Donald Trump will arrive in China exasperated that he has achieved none of his war aims in Iran, a situation that President Xi Jinping is set to exploit to China's advantage, writes world affairs editor Sam Kiley.
What Trump's China Trip Means for the World
Trump had expected a "big fat hug" from China in thanks for reopening the Strait of Hormuz, but he won't get one. He has failed to end the throttling of Beijing's oil supplies. This is good news for China, as Trump is indifferent to his own failure. But it is bad news for Taiwan, the West, US allies around the world, and democracies in general.
The US president will arrive for his summit with China exasperated that he has achieved none of his varied war aims in Iran. He will arrive having been humiliated by a weaker but dogged regime that survives in Tehran.
Geopolitical Tectonics Shift
The results are likely to be a sudden shift in the tectonic plates of geopolitics to China's advantage, and Beijing has done almost nothing to deliver it. The key lies in Trump's psychology. Vain and peevish, he has blundered, alongside Israel, into a war with Iran that had obvious, dangerous consequences, and now must find a way out without looking weak.
He has threatened to reinforce failure with a genocidal threat to wipe out a whole civilisation. But when he is in the room with Xi, it is membership of the club that Trump wants most. He needs to feel equal among the world's most powerful authoritarian leaders, and he will do almost anything to win their approval.
Fiona Hill, a former national security adviser to Trump now with the Brookings Institution, told the World of Trouble podcast: "Trump looks at people who are frankly in charge of everything, who have basically the bling... And that's what he wants to be. And he believes that he is elevated in everybody's minds by their association, by being in their company."

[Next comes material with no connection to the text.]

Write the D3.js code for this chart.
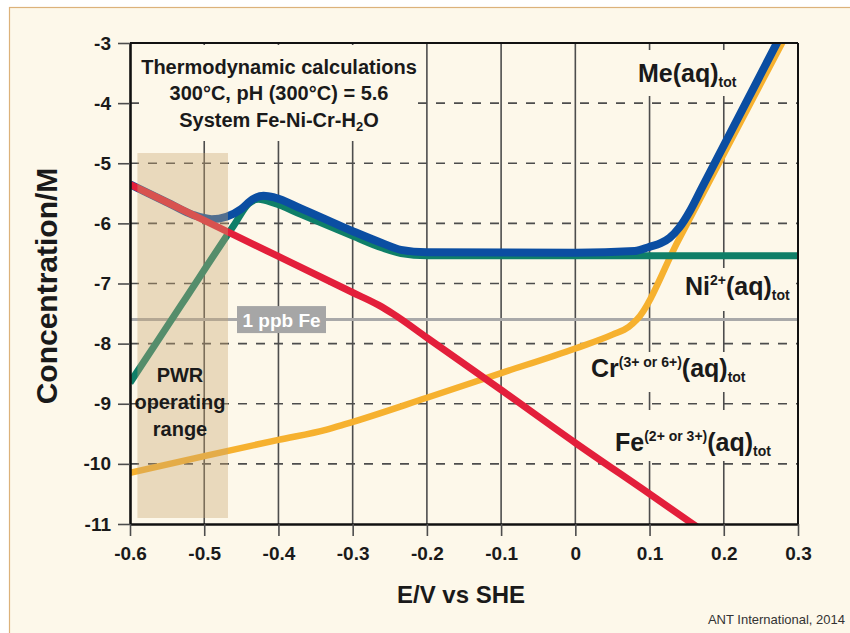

"What this is really about is Trump himself wanting to be recognised by absolutely everybody who matters. And that's a very small group of people... And he only gets that [when he gets the approval] of people like President Xi of China, President Putin of Russia, the royal families of here, there and everywhere... That's the coin of the realm for him," she explained.
Xi's Leverage
The Chinese president is likely to slip Trump the gold sovereign of "Big Man" association in Beijing, and it is unlikely that Trump will extract any advantage for America from this membership. Xi has helped arm Iran. China is Russia's most important military supplier in its war against Ukraine. China controls most of the critical minerals that drive global technologies and is decades ahead in exploiting them in Africa.
China usually gets almost 50 per cent of its oil imports from vessels that sail through the Strait of Hormuz. By importing sanctioned oil from Venezuela, Iran and Russia, it has also enjoyed a discount on prices. The disaster that has been Iran's response to the attacks by America—shutting the strait and bombarding the Gulf—should be offset by Trump's arm-twisting China into reducing its backing for Tehran and Moscow.
Xi is "somebody that needs oil. We don't," Trump said earlier this month, while confessing that he had asked China to stop sending weapons to Iran. Abbas Araghchi, Iran's foreign minister, was in Beijing last week, ahead of Trump's visit. China called on both the US, which is blockading Iran, and Tehran, which has closed the strait, to open the flow of oil and end the conflict, taking a studiously balanced approach.
Trump's Exit Strategy
Trump continues to threaten Iran while offering negotiations. His main option for exiting the war without total loss of face may be getting Iran to agree to send its nuclear materials to China for safekeeping, which would appear to end Tehran's ambitions to develop nuclear weapons. That would be a bauble that China could offer a US president who wants to share the same space as Xi and Putin. These men know how to play on Trump's weakness for their power.
Xi may be able to get Iran to agree to terms that allow Trump to exit his war. In return, Beijing is likely to want to see the $11bn military aid programme for Taiwan, which it claims as Chinese territory, go away. China would also like free rein to continue its longstanding extensions of its claimed territory in the South China Sea, where it has been building artificial islands. It wants to own that sea, which is a potential choke point of global trade.
These concessions would give China unlimited powers in its region, just as the deliberate weakening of Ukraine gives Russia a strategic boost in the realms that Moscow has traditionally dominated.
Spheres of Influence
Trump's Big Man mission is, he has repeatedly said, to see the world carved up into spheres of influence, with the US dominating the western hemisphere, China the east and Russia the middle, with its western faultline running through Ukraine. That means ceding US power in these regions. Weakening the US global reach suits Xi and Putin just fine.
Xi will throw his arm around Trump and walk him through gilded halls, making sure the US president feels very much part of the gang of three who can rule the world. For now.